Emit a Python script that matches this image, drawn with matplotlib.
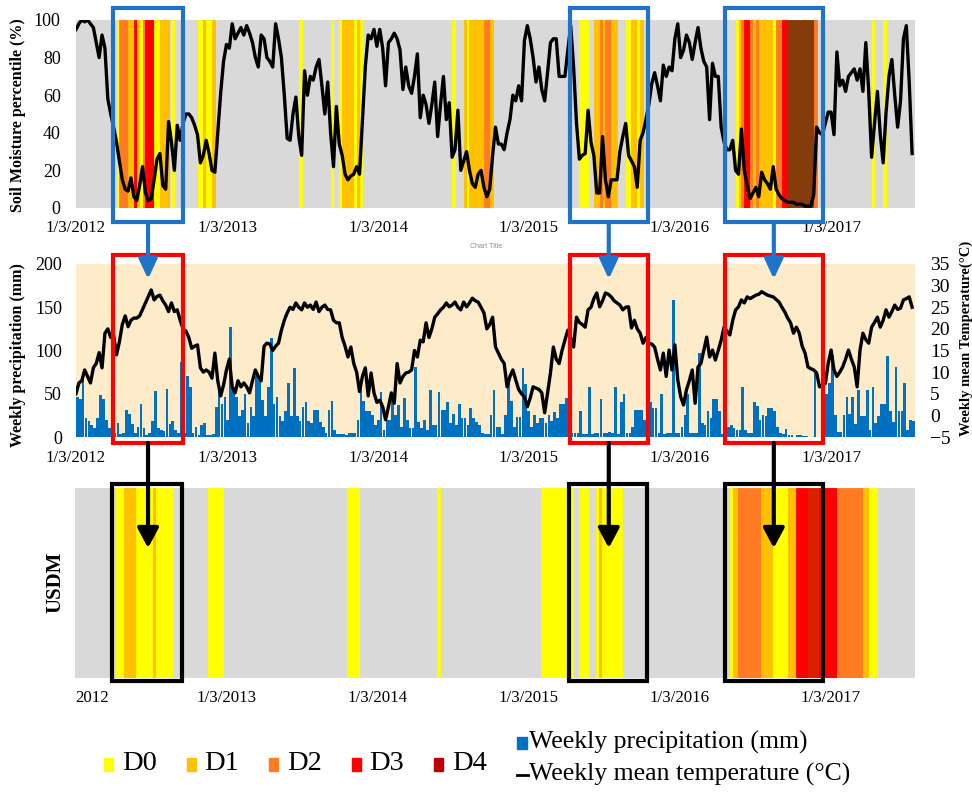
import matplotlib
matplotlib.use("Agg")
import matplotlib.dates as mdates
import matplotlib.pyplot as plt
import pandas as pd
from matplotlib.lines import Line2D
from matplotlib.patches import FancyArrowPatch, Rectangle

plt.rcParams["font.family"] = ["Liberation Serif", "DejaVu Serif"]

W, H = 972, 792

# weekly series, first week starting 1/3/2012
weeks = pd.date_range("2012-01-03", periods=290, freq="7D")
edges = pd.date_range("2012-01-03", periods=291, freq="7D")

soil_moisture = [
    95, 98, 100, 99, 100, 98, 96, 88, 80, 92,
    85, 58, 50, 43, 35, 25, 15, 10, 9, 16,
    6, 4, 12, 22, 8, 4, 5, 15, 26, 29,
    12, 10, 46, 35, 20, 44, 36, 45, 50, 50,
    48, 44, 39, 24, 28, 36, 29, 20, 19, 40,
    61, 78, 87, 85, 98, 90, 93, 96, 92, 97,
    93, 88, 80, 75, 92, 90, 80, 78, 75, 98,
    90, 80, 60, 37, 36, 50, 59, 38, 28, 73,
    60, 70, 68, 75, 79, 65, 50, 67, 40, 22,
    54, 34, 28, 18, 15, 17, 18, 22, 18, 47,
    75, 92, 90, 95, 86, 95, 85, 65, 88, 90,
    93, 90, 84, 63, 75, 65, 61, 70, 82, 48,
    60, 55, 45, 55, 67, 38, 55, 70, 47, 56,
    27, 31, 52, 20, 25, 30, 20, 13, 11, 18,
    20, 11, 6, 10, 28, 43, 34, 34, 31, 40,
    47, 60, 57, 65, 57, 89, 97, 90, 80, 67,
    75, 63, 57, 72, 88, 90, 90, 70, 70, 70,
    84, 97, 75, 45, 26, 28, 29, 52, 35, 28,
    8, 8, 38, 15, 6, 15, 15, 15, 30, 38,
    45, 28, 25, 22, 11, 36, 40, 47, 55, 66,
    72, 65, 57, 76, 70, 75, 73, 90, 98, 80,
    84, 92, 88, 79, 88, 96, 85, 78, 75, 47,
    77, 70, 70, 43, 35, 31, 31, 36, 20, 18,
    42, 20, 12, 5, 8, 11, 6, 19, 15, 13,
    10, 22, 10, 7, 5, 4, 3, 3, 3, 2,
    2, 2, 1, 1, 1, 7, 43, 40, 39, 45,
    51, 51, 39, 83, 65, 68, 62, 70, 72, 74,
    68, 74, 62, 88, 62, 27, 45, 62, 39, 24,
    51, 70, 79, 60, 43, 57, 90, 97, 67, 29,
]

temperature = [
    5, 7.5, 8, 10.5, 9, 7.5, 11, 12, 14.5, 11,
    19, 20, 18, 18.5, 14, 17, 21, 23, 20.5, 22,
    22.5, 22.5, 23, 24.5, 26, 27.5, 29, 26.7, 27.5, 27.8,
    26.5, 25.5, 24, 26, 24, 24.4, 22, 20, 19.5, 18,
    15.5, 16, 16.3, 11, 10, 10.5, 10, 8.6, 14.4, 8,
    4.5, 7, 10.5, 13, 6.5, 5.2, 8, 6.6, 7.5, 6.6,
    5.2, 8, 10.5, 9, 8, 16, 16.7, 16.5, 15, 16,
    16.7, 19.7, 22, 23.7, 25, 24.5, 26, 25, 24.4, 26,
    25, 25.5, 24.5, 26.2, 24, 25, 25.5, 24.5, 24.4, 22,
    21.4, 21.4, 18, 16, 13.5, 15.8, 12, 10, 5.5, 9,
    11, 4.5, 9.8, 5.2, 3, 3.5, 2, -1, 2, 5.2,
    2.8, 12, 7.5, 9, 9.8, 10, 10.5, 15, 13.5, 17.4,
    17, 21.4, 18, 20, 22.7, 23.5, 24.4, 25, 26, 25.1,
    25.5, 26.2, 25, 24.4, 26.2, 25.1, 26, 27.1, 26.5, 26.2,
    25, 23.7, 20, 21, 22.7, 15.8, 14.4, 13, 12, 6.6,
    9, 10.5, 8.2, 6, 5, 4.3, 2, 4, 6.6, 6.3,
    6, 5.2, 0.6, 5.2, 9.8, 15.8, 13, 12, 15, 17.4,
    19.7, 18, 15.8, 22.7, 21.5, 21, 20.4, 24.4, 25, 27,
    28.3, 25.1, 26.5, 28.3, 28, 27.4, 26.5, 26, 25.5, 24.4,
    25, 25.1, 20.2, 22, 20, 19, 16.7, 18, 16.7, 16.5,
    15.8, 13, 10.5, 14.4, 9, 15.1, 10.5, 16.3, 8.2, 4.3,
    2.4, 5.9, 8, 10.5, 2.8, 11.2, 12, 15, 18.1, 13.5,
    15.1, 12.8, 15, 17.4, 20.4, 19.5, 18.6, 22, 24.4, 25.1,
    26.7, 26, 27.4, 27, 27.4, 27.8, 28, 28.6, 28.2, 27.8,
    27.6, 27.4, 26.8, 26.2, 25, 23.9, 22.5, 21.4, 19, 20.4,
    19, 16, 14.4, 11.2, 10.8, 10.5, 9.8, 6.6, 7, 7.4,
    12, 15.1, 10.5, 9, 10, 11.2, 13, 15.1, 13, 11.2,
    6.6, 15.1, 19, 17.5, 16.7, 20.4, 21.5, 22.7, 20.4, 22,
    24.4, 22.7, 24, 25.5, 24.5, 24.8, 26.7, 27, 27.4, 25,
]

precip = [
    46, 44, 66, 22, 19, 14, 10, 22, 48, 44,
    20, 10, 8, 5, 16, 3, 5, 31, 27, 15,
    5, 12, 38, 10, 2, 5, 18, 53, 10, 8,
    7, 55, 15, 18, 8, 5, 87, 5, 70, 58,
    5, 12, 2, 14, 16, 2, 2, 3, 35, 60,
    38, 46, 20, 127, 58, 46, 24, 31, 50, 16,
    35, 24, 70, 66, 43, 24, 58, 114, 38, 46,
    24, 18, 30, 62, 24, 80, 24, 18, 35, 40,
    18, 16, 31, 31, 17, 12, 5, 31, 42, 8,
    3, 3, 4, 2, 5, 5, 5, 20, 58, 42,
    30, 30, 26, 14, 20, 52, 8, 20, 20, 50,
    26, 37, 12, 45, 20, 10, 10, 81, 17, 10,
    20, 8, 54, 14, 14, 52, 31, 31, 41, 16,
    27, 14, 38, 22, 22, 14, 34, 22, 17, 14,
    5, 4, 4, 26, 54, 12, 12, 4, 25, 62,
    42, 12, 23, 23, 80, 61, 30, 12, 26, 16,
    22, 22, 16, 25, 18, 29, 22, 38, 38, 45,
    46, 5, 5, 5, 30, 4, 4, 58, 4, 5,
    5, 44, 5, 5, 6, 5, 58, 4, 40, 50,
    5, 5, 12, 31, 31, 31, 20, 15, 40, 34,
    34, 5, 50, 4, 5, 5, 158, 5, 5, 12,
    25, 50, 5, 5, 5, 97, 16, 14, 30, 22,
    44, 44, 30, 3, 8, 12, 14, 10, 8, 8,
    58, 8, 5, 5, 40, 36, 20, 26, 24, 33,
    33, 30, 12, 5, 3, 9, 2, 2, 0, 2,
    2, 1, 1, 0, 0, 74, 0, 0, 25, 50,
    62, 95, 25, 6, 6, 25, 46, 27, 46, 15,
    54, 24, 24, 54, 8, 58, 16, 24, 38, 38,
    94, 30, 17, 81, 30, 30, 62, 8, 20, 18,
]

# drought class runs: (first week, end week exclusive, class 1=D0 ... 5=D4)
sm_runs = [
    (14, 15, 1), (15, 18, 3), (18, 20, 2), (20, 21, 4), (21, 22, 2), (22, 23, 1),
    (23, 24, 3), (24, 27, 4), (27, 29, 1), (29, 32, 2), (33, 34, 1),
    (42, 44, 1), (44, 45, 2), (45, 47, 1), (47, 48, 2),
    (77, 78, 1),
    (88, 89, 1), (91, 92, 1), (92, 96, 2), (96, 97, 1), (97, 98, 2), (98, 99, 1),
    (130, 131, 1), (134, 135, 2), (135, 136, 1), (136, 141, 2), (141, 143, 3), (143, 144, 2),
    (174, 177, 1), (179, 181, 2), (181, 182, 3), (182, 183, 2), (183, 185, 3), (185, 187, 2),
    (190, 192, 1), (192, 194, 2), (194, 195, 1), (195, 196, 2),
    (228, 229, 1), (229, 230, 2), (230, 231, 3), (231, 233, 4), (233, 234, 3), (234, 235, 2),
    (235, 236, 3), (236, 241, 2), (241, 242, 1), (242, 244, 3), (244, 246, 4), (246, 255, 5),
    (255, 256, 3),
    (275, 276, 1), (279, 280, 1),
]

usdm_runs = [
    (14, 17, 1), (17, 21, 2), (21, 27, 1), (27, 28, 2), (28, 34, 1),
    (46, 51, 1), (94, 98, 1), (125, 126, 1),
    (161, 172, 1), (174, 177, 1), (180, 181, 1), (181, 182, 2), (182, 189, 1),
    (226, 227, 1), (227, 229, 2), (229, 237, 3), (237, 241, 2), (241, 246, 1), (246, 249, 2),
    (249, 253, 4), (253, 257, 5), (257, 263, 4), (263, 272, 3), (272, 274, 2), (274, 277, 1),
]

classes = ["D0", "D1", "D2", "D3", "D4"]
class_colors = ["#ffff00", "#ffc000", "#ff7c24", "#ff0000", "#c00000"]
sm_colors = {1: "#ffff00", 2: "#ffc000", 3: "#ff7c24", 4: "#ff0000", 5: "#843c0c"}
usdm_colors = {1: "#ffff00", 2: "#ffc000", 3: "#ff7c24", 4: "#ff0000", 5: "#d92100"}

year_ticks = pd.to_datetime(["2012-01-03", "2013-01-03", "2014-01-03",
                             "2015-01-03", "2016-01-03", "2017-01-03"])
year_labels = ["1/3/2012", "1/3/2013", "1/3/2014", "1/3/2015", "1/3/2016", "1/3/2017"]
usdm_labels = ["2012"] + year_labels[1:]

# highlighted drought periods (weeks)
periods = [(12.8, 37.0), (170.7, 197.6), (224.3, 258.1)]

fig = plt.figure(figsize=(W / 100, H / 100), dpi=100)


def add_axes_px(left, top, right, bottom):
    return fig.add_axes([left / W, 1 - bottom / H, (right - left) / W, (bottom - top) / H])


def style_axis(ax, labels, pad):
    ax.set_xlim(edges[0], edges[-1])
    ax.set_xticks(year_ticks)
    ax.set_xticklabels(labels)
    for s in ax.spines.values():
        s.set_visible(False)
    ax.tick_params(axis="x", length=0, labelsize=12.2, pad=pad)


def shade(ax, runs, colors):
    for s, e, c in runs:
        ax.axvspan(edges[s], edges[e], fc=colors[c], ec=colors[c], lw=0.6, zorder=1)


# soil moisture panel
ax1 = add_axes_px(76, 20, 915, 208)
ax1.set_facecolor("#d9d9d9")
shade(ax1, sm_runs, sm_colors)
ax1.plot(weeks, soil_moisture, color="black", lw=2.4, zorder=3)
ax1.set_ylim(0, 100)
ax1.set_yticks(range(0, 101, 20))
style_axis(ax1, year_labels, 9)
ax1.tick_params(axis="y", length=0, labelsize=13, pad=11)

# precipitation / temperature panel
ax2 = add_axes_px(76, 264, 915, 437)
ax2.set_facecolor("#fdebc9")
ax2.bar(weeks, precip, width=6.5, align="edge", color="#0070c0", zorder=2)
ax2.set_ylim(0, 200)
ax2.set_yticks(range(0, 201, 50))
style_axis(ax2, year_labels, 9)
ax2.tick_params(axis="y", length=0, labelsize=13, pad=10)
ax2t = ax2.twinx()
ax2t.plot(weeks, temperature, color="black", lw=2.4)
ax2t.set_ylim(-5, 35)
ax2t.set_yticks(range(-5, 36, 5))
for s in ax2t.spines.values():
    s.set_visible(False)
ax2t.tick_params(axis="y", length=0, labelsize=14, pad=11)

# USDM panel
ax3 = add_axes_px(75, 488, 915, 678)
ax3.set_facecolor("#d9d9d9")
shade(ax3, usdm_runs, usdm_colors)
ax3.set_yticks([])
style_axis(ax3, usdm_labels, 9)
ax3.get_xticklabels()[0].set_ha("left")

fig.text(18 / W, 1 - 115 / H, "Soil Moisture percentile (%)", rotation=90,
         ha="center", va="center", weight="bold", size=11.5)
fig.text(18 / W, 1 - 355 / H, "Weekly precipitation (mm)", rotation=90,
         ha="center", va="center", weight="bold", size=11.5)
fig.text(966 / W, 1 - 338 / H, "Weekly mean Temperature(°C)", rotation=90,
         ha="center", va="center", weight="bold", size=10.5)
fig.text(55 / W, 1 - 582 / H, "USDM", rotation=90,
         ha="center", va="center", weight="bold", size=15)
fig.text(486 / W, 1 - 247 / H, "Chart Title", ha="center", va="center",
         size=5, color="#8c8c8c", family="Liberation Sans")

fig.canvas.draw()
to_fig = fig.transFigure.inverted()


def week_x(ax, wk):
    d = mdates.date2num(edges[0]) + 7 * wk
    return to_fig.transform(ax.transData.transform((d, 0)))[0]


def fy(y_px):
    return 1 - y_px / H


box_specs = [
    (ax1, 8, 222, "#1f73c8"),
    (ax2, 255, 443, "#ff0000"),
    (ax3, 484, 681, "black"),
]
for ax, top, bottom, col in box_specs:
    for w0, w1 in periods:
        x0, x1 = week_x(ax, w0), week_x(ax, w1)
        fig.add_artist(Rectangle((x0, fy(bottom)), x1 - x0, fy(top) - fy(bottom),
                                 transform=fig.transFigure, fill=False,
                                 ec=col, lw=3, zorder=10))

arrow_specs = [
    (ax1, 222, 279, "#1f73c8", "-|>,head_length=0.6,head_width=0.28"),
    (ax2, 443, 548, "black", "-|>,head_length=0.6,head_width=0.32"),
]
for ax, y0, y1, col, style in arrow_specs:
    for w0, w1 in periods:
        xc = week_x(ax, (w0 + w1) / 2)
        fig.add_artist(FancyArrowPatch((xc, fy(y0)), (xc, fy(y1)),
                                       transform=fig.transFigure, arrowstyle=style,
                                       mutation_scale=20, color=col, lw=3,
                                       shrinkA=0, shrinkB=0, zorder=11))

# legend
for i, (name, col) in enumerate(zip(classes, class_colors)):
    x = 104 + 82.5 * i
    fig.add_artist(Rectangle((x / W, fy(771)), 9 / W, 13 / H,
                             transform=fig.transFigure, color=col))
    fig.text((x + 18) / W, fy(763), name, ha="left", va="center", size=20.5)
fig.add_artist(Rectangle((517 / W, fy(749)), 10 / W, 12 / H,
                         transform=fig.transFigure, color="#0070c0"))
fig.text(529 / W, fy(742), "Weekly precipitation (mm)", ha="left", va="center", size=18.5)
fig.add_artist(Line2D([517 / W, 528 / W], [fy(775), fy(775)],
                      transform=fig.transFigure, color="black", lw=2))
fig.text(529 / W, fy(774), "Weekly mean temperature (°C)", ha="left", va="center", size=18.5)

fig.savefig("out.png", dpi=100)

━━━━━━

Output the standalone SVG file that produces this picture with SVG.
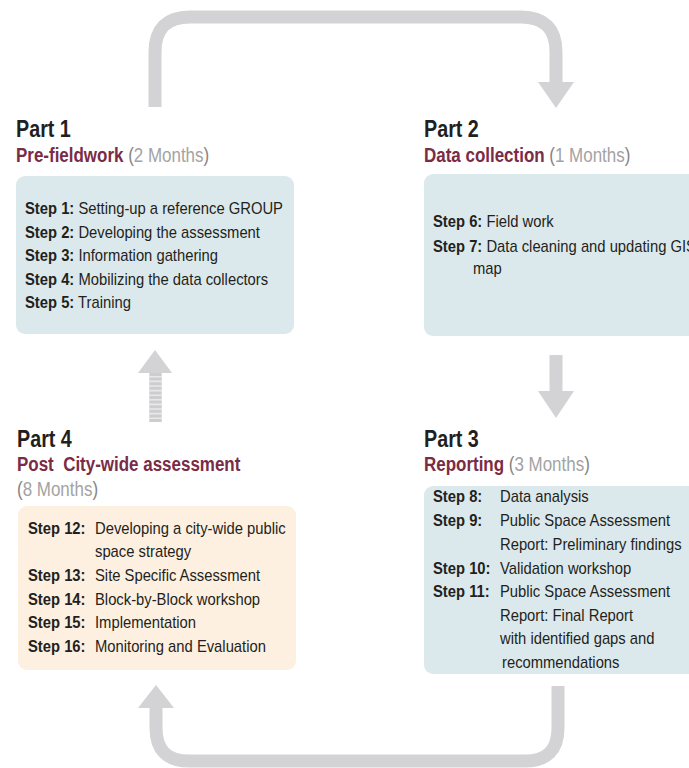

━━━━━━

▸ **Exercise requirements**:
Extract each line from the listing that holds the word "this".

▸ **The completed task**:
Emit a Python script that matches this image, drawn with matplotlib.
Output the standalone SVG file that produces this picture with SVG.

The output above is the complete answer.